The function of politics envisaged here is one which facilitates participation in this “private” realm, and in that way to make citizenship meaningful. The Citizen’s Charter reinterprets the identity of the citizen in terms of the capacity to own and exchange property, and it seems to reduce the rights of the citizen to one: the right to buy. This initiative was a demonstration that a too “minimalist” approach to policy-making undertaken by central government did not always ensure political accountability or social security.
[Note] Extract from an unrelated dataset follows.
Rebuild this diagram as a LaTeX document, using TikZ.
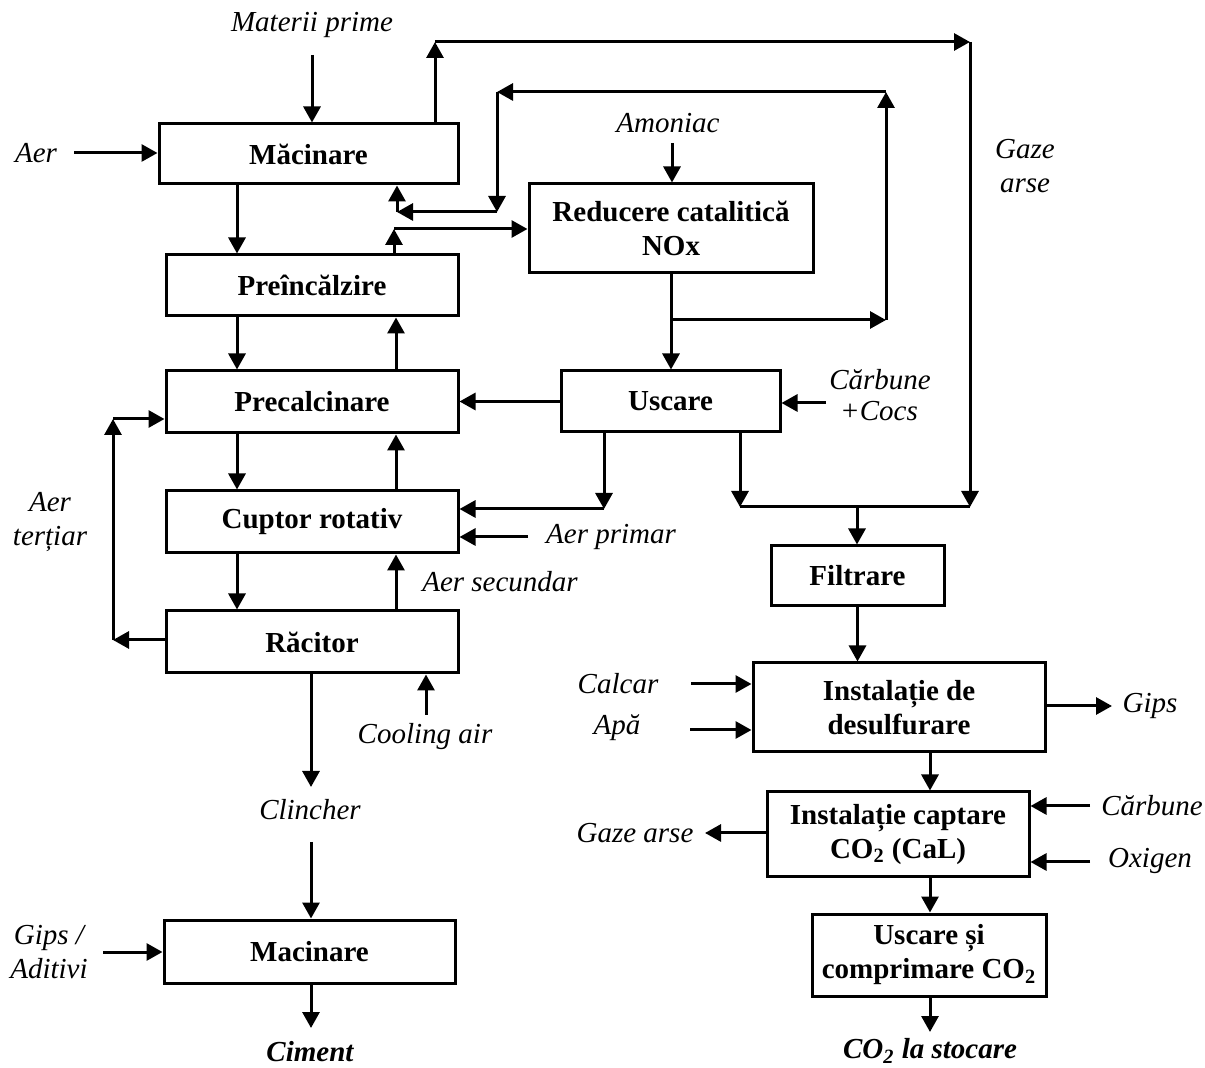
\documentclass[tikz,border=0pt]{standalone}
\usepackage{fontspec}
\setmainfont{Liberation Serif}
\usetikzlibrary{arrows.meta,calc}
\begin{document}
\begin{tikzpicture}[x=0.5pt,y=-0.5pt,
  box/.style={draw,line width=1.5pt,align=center,inner sep=0pt,
    font=\fontsize{14.5}{17}\selectfont\bfseries},
  lbl/.style={inner sep=0pt,align=center,font=\fontsize{14.5}{17}\selectfont\itshape},
  blbl/.style={inner sep=0pt,align=center,font=\fontsize{14.5}{17}\selectfont\bfseries\itshape},
  arr/.style={line width=1.5pt,-{Triangle[length=8pt,width=8.5pt]}},
  ln/.style={line width=1.5pt}]
\useasboundingbox (0,0) rectangle (1205,1068);

% ---- process units, cement line ----
\node[box,minimum width=149.5pt,minimum height=30pt] (mac) at (308.5,154) {Măcinare};
\node[box,minimum width=146pt,minimum height=30.5pt] (pre) at (312,285.5) {Preîncălzire};
\node[box,minimum width=146pt,minimum height=31pt] (prc) at (312,402) {Precalcinare};
\node[box,minimum width=146pt,minimum height=31pt] (cup) at (312,522) {Cuptor rotativ};
\node[box,minimum width=146pt,minimum height=31pt] (rac) at (312,642) {Răcitor};
\node[box,minimum width=145.5pt,minimum height=31.5pt] (mac2) at (309.5,951.5) {Macinare};

% ---- gas treatment line ----
\node[box,minimum width=142pt,minimum height=44.5pt] (red) at (671,228.5) {Reducere catalitică\\NOx};
\node[box,minimum width=109.5pt,minimum height=30.5pt] (usc) at (670.5,401.5) {Uscare};
\node[box,minimum width=86.5pt,minimum height=30pt] (fil) at (857.5,576) {Filtrare};
\node[box,minimum width=146pt,minimum height=44.5pt] (des) at (899,707.5) {Instalație de\\desulfurare};
\node[box,minimum width=131pt,minimum height=42.5pt] (cap) at (898,834.5) {Instalație captare\\CO\textsubscript{2} (CaL)};
\node[box,minimum width=117pt,minimum height=41pt] (ucc) at (929,955) {Uscare și\\comprimare CO\textsubscript{2}};

% ---- stream labels ----
\node[lbl] (lmat) at (312,25) {Materii prime};
\node[lbl] (laer) at (36,153) {Aer};
\node[lbl] (lamo) at (668,123) {Amoniac};
\node[lbl] (lgaz) at (1025,166) {Gaze\\arse};
\node[lbl] (lcar1) at (880,380) {Cărbune};
\node[lbl] (lcar2) at (879,411) {+Cocs};
\node[lbl] (lter) at (50,522) {Aer\\terțiar};
\node[lbl] (lapr) at (611,537) {Aer primar};
\node[lbl] (lase) at (500,582) {Aer secundar};
\node[lbl] (lcool) at (425,737) {Cooling air};
\node[lbl] (lcli) at (310,810) {Clincher};
\node[lbl] (lgip) at (49,952) {Gips /\\Aditivi};
\node[blbl] (lcim) at (310,1052) {Ciment};
\node[lbl] (lcal) at (618,684) {Calcar};
\node[lbl] (lapa) at (617,728) {Apă};
\node[lbl] (lgips) at (1150,706) {Gips};
\node[lbl] (lgaz2) at (635,833) {Gaze arse};
\node[lbl] (lcarb) at (1152,806) {Cărbune};
\node[lbl] (loxi) at (1150,861) {Oxigen};
\node[blbl] (lco2) at (930,1051) {CO\textsubscript{2} la stocare};

% ---- helper points ----
\coordinate (xL) at (237,0);
\coordinate (xR) at (396,0);
\coordinate (m0) at (312,55);
\coordinate (a0) at (74,153);
\coordinate (am0) at (672,143);
\coordinate (g1) at (435,42);
\coordinate (g2) at (970,42);
\coordinate (g3) at (970,507);
\coordinate (g4) at (740,507);
\coordinate (g5) at (857,507);
\coordinate (n1) at (672,320);
\coordinate (n2) at (886,320);
\coordinate (n3) at (886,92);
\coordinate (n4) at (497,92);
\coordinate (n5) at (497,212);
\coordinate (n6) at (397,212);
\coordinate (p1) at (394,229);
\coordinate (cc0) at (826,403);
\coordinate (u1) at (604,509);
\coordinate (ap0) at (528,537);
\coordinate (t1) at (113,640);
\coordinate (t2) at (113,419);
\coordinate (c1) at (426,715);
\coordinate (k1) at (311,787);
\coordinate (k2) at (311,842);
\coordinate (k3) at (311,1028);
\coordinate (gi0) at (103,952);
\coordinate (ca0) at (691,684);
\coordinate (ap1) at (690,730);
\coordinate (gp1) at (1112,706);
\coordinate (d1) at (930,0);
\coordinate (gz1) at (705,833);
\coordinate (cb0) at (1090,806);
\coordinate (ox0) at (1090,862);
\coordinate (co0) at (930,1032);

% ---- feeds into the grinding mill ----
\draw[arr] (m0) -- (m0 |- mac.north);
\draw[arr] (a0) -- (a0 -| mac.west);

% ---- main solid flow down, gas flow up ----
\draw[arr] (mac.south -| xL) -- (pre.north -| xL);
\draw[arr] (pre.south -| xL) -- (prc.north -| xL);
\draw[arr] (prc.south -| xL) -- (cup.north -| xL);
\draw[arr] (cup.south -| xL) -- (rac.north -| xL);
\draw[arr] (prc.north -| xR) -- (pre.south -| xR);
\draw[arr] (cup.north -| xR) -- (prc.south -| xR);
\draw[arr] (rac.north -| xR) -- (cup.south -| xR);

% ---- flue gas bypass to filtration ----
\draw[arr] (mac.north -| g1) -- (g1);
\draw[arr] (g1) -- (g2);
\draw[arr] (g2) -- (g3);
\draw[arr] (usc.south -| g4) -- (g4);
\draw[ln] (g4) -- (g3);
\draw[arr] (g5) -- (g5 |- fil.north);

% ---- NOx reduction loop ----
\draw[arr] (am0) -- (am0 |- red.north);
\draw[arr] (pre.north -| p1) -- (p1);
\draw[arr] (p1) -- (p1 -| red.west);
\draw[arr] (red.south) -- (red.south |- usc.north);
\draw[arr] (n1) -- (n2);
\draw[arr] (n2) -- (n3);
\draw[arr] (n3) -- (n4);
\draw[arr] (n4) -- (n5);
\draw[arr] (n5) -- (n6);
\draw[arr] (n6) -- (n6 |- mac.south);

% ---- drying unit ----
\draw[arr] (usc.west) -- (usc.west -| prc.east);
\draw[arr] (cc0) -- (cc0 -| usc.east);
\draw[arr] (usc.south -| u1) -- (u1);
\draw[arr] (u1) -- (u1 -| cup.east);
\draw[arr] (ap0) -- (ap0 -| cup.east);

% ---- tertiary air and cooler ----
\draw[arr] (rac.west |- t1) -- (t1);
\draw[arr] (t1) -- (t2);
\draw[arr] (t2) -- (t2 -| prc.west);
\draw[arr] (c1) -- (c1 |- rac.south);
\draw[arr] (rac.south -| k1) -- (k1);
\draw[arr] (k2) -- (k2 |- mac2.north);
\draw[arr] (gi0) -- (gi0 -| mac2.west);
\draw[arr] (mac2.south -| k3) -- (k3);

% ---- desulfurisation and CO2 capture ----
\draw[arr] (fil.south) -- (fil.south |- des.north);
\draw[arr] (ca0) -- (ca0 -| des.west);
\draw[arr] (ap1) -- (ap1 -| des.west);
\draw[arr] (des.east |- gp1) -- (gp1);
\draw[arr] (des.south -| d1) -- (cap.north -| d1);
\draw[arr] (cap.west |- gz1) -- (gz1);
\draw[arr] (cb0) -- (cb0 -| cap.east);
\draw[arr] (ox0) -- (ox0 -| cap.east);
\draw[arr] (cap.south -| d1) -- (ucc.north -| d1);
\draw[arr] (ucc.south -| d1) -- (co0);
\end{tikzpicture}
\end{document}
This policy legacy originated by the Citizen’s Charter is, as illustrated above, partly still present today, particularly at local government level. There have been some events in more recent years that show the failure of this discrepancy between public and private spheres. For example, the Citizens Advice Bureaus and Legal Aid have each lost progressively the financial support of the local authorities, leaving thousands of people without financial and legal aid. Individual responsibility and consumerism cannot replace entirely the collective responsibility of democratic politics in providing public services.